Episode 9. This is just such a good bit of fun. Right when you think the MCU is going to give in to its worst tendencies, and have a Vision vs White Vision, flying-robot fight, the show quickly introduces and actually provides a decent, quick resolution to the Ship of Theseus paradox. It couldn't have been more fitting, given that the two Visions who are facing off against each other are neither the 'original' and, yet, like both the ships in the paradox, still the Vision in question. Watching Vision reason his way out of the fight, call out White Vision's creators and then flood him with the weight of experience, is wonderfully true to his character. A very refreshing battle.
Episode 1. The first episode of WandaVision is a trip. It firmly establishes itself as a show about a classic, sitcom couple – with a little superhuman twist. The gags and jokes are era-appropriate but spiked with a dose of modern wit. Wanda and Vision are lovely together. You don't really need anything more. And then, in the middle of the comedy-of-errors dinner, Vision's boss begins to choke on his food whilst demanding a backstory from our superhero couple. His wife, played by Debra Jo Rupp (Kitty from That 70s Show!), keeps asking, and then insisting that her husband 'stop it'. It's the first moment that betrays the dark nature of what's really happening, a surreal moment even within a surreal, alternate reality. It's suspenseful, intriguing, and uses restraint admirably, especially for the MCU.

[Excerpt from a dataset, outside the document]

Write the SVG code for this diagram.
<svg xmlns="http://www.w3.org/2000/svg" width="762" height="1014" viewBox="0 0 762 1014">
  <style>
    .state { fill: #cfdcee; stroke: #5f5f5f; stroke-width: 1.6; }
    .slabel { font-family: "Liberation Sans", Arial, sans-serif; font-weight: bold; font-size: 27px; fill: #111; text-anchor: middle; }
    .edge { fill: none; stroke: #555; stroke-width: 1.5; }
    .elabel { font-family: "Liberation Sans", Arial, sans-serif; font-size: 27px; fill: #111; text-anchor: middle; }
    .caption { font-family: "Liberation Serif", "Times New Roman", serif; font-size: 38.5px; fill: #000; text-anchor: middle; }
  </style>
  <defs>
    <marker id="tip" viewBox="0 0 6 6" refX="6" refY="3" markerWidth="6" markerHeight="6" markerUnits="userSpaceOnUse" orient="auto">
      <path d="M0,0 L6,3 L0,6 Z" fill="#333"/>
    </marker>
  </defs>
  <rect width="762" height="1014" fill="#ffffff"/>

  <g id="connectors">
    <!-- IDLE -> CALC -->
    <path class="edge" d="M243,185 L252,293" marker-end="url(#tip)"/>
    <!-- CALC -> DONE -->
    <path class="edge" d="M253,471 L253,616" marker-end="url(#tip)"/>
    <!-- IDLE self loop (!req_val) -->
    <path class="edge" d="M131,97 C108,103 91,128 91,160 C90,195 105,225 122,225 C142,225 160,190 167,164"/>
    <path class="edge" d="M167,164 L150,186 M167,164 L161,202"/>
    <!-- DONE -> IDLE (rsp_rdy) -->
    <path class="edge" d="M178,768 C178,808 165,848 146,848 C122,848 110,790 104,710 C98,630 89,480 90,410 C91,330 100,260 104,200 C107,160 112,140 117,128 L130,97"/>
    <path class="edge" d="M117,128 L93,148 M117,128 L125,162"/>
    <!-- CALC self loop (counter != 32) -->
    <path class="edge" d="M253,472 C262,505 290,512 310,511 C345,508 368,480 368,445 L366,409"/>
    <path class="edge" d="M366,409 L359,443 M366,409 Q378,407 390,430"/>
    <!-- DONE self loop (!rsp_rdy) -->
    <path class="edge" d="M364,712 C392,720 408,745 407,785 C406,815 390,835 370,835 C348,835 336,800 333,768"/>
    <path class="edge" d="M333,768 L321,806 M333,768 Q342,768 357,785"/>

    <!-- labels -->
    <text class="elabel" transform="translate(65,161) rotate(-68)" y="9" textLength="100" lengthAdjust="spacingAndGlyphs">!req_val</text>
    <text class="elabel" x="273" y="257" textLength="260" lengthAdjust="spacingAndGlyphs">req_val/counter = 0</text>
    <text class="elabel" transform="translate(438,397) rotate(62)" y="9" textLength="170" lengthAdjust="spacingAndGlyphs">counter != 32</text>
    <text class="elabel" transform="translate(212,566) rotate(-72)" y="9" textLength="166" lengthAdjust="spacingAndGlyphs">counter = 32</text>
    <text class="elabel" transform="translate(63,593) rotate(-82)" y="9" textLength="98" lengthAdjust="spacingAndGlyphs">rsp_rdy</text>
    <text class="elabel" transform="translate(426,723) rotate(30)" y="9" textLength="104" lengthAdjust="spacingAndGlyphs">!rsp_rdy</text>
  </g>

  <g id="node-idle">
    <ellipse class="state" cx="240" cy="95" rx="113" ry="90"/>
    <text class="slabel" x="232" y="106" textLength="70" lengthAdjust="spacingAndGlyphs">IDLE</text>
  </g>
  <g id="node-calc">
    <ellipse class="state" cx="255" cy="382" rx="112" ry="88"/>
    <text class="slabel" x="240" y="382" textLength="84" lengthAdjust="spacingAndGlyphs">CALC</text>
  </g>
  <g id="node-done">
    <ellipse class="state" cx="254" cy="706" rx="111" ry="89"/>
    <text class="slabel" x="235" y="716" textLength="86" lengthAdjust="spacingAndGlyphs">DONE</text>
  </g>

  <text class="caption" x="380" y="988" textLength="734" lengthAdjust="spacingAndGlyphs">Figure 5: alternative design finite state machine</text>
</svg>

Episode 9. The last episode devotes almost half its runtime to what happens after the climactic battle, which is why I started this listicle bawling. Wanda, unlike the characters in all the sitcoms she loves, has to let go of Vision and her children, and process her trauma and grief. Even a discussion about the metaphysical problem of Vision's existence and identity is presented as a romantic nod to the future, a bittersweet toast to possibility. After they tuck the kids into bed one last time, she holds Vision's face as the camera swivels around them, with the American sitcoms of various eras shifting behind them in the background. Then, he turns to nothing yet again. It is impossible to not mention the similarities between this and the famous kiss between James Stewart and Kim Novak in Hitchcock's Vertigo which also features a camera swivelling around the characters' embrace, the background changing like memory. Wanda doesn't just lose Vision again though. This time, she lets go of his memory. Unlike how it is in the throes of grief, this time, she has control. Wanda manages to accept her grief, and the show – the one we are watching and the one she has created – comes to an end.
Marvel Goes Salem
For two scenes, the MCU goes back in time to a Salem-style coven of witches. It's the closest the franchise has gotten to period horror so far. Its witch-hunting feels more Sabrina than The Seventh Seal and that works really well for the show.

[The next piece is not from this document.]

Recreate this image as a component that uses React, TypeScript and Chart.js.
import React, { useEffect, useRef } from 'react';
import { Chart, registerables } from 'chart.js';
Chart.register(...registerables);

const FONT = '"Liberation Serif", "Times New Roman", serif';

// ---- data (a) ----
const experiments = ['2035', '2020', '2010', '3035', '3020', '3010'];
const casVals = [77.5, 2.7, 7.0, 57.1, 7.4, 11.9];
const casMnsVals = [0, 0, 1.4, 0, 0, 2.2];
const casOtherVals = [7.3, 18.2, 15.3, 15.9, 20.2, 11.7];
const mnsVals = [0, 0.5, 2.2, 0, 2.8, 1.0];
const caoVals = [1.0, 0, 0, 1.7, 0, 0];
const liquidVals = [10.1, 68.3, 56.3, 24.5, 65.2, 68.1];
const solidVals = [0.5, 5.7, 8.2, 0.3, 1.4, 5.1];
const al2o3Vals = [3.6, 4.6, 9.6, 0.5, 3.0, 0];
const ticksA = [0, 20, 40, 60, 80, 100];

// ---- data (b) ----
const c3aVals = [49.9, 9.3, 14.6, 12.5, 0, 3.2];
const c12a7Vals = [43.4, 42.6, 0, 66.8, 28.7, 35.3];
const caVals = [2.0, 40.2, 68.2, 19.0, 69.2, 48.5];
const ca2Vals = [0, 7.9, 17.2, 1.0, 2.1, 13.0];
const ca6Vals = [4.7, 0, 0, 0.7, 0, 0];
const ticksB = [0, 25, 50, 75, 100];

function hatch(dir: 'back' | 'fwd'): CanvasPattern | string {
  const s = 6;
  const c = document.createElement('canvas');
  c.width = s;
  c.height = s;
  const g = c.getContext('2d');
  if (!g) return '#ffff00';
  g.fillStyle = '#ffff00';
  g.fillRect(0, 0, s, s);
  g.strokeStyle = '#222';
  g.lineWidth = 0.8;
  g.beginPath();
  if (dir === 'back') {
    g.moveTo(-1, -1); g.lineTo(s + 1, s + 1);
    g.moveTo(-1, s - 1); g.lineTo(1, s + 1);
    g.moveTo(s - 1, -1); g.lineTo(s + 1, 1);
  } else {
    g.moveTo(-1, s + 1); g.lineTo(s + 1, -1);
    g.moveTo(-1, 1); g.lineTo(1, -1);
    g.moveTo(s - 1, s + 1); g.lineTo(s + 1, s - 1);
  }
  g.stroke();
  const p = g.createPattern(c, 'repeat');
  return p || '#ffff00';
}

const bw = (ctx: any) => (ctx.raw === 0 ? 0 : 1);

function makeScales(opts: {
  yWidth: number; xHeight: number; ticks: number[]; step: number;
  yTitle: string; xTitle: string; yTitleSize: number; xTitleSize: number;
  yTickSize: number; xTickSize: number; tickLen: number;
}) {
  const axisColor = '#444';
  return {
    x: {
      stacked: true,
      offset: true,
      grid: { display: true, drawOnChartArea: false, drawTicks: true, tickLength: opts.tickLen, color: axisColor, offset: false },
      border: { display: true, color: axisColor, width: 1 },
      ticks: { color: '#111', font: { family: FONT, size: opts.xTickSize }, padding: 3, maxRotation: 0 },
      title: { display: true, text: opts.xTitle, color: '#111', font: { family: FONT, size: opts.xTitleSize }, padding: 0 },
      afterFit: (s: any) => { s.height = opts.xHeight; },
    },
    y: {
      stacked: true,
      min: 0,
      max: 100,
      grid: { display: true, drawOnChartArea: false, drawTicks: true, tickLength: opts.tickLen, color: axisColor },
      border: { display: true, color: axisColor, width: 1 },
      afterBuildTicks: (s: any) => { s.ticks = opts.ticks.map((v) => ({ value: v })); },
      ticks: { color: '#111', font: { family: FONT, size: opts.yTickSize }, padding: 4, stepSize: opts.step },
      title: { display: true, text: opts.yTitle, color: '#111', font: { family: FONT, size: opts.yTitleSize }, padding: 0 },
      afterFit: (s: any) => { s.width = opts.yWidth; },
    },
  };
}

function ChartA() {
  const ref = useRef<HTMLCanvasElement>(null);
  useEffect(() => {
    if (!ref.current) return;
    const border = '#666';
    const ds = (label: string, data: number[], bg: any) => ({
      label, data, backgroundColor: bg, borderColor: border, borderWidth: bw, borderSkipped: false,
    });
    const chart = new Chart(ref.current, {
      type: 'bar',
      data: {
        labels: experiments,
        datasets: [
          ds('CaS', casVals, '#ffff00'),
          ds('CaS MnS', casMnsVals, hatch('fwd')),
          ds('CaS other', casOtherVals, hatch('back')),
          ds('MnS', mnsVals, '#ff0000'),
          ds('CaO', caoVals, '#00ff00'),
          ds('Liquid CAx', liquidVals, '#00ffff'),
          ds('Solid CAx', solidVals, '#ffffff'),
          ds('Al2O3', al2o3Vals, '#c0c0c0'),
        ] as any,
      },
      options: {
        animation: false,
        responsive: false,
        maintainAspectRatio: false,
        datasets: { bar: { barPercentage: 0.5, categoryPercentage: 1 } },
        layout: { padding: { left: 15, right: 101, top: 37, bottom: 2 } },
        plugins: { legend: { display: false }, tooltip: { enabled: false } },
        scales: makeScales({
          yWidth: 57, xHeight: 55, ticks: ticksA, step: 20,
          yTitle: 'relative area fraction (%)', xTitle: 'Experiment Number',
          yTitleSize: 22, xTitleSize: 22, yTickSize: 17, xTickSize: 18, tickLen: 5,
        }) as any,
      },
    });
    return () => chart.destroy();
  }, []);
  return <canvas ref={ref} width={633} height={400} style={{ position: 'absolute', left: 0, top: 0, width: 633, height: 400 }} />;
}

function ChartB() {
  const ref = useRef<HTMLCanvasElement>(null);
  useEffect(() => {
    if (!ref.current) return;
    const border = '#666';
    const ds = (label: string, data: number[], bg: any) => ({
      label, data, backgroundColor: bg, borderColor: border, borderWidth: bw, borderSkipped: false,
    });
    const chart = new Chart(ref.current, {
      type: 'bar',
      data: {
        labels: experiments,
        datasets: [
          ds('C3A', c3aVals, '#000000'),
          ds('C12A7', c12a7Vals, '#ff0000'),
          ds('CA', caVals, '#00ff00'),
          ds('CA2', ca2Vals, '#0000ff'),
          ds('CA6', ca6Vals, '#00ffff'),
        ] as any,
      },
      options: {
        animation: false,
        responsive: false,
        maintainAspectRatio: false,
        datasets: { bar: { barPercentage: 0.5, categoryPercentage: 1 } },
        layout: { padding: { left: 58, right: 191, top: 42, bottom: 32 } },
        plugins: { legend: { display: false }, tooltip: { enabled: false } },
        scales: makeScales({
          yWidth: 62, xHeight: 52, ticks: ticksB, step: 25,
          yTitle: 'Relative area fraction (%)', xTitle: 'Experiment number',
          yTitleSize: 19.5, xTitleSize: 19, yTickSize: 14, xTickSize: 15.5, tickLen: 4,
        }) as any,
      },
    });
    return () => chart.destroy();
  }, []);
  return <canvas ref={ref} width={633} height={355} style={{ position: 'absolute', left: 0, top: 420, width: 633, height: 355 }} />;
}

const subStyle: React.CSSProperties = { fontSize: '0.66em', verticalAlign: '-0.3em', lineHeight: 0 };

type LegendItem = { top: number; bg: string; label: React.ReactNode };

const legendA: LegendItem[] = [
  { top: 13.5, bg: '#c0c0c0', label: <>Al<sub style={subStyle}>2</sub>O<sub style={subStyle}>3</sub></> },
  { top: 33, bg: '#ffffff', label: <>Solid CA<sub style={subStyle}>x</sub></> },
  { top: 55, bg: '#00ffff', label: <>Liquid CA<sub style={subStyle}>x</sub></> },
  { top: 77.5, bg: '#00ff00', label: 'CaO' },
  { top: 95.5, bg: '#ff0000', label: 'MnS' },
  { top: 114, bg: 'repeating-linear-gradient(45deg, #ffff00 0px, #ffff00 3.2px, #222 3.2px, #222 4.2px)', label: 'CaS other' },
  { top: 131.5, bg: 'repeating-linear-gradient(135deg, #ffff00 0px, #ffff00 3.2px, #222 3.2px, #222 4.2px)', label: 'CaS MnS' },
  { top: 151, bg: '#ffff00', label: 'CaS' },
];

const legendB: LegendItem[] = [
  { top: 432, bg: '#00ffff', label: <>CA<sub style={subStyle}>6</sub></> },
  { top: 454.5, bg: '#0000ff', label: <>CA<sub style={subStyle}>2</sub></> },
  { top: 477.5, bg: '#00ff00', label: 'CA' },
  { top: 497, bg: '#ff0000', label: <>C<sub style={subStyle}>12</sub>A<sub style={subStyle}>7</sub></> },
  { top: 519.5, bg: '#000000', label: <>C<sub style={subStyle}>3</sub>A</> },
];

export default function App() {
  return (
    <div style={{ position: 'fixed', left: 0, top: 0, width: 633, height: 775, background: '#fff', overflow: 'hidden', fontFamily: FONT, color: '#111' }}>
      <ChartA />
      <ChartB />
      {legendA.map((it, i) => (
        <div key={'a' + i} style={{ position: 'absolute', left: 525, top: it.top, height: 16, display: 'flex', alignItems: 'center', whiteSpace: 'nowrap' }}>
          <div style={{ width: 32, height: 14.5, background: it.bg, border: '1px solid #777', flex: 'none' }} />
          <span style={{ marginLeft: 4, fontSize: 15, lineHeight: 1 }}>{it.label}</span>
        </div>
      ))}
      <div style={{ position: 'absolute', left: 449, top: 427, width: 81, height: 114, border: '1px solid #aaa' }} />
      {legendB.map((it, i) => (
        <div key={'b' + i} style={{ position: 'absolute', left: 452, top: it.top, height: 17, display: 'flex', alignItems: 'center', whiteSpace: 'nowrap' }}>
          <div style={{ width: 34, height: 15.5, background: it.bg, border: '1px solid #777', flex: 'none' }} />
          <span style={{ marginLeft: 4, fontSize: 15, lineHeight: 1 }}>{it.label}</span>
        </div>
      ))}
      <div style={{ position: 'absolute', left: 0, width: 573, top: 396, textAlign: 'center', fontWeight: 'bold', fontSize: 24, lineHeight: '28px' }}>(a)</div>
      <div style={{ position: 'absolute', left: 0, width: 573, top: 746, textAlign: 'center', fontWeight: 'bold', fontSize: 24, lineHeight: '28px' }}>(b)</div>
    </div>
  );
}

Every single opening credits homage
The level of meticulous detail, and sheer charm, in each of the faux opening credits is almost enough to justify the entire show's existence. Instead of just recreating the opening credits from any one show from each era for each episode, the homages are mixed and matched, with elements ranging from Bewitched to The Brady Bunch to Malcolm In The Middle to The Office and Modern Family.